The plan attempts to address two issues that have plagued the clearance process for years: the time it takes to obtain an initial clearance and difficulties cleared employees have in moving from agency to agency.

One of the major obstacles to speedy processing of clearances in both cases is the amount of duplication in the investigation process across different agencies as employees or contractors move around.

The framework calls for a Trusted Information Provider Program that allows investigators to leverage certain information about a candidate's background that has already been collected by certain government and non-government sources, such as military recruiters, contractors or other third parties.

In line with the Department of Defense, the framework also envisions doing away with the five- and 10-year periodic reinvestigation process for current employees, moving to a more automated continuous evaluation system that will allow agencies to check candidates against seven different datasets of pertinent information. The framework will also significantly reduce the 13 adjudicative criteria that agencies rely on.

William Evanina, director of the National Counterintelligence and Security Center, said the framework is intended to build off efforts last year and institute more rapid change in a policy area that has traditionally been slow to adapt or modernize.

"For the first time ever, I think the executive branch and legislative branch are on the same page," Evanina said.

Last year, the government took a series of actions as part of Phase 1 of the initiative to shave down its 725,000-long backlog of background investigations, including new guidance to federal agencies in July 2018 containing 15 specific measures, including reducing the threshold of certain forms of debt that automatically trigger more extensive investigations and making it easier for investigators to conduct secure video or teleconference interviews in lieu of field visits.

ODNI says that backlog is 551,000 today, and the number of manhours dedicated to the investigation process has dropped by 52 percent.

In 2018, the Director of National Intelligence released a Security Executive Agent Directive to all federal agencies mandating reciprocal acceptance of background investigations and adjudications. Evanina acknowledged that differences in workplace and organizational culture at different agencies remain an issue when it comes to reciprocity.

Bradley Moss, a lawyer who specializes in clearance and whistleblower cases, said forcing agencies to honor reciprocity will take more than a directive issued by ODNI. An employee who believes another agency is not following the directive would need an individual right to action to have the legal standing required to sue over it. Normally, that requires an act of Congress or the involvement of some larger, constitutional issue at play.

"I have never seen the courts willing to tell an agency it has to reciprocally accept a clearance," Moss told FCW.

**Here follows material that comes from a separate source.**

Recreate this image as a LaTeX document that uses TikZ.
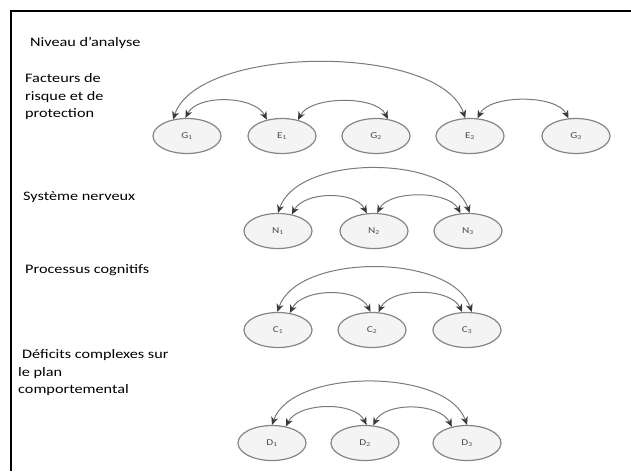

Moss also said the Trusted Information Provider Program “worries” him and that he could foresee "serious problems with erroneous or misleading data" if it’s not implemented the right way.

"They are basically outsourcing their investigation and data collection to non-governmental third parties who don't necessarily employ the same standards and procedures as [OPM] for accuracy and completeness," he said.

In a briefing with reporters, Evanina acknowledged that changing the way agencies trust and accept information compiled by other entities would require cultural as well as policy changes. Right now, the framework is just a plan, and the government will spend much of 2019 briefing agencies stakeholders, developing agency-specific policies and implementing different aspects of the overhaul.

In a statement sent to FCW, Sen. Mark Warner (D-Va.) said the changes implemented last year have helped reduce the background investigations backlog but "enduring and structural reforms we most need have been held up by the White House for the past several months."

"Trusted Workforce 2.0] will ensure that our approach to clearances reflects our dynamic threat environment, today's mobile workforce, and the use of modern technologies that can alert us of suspicious behavior" Warner said. "Congress is eager to help implement the core tenets of these reforms -- and as the Vice Chairman of the Intelligence Committee, which oversees the DNI, I will do my part to hold the executive branch accountable for progress."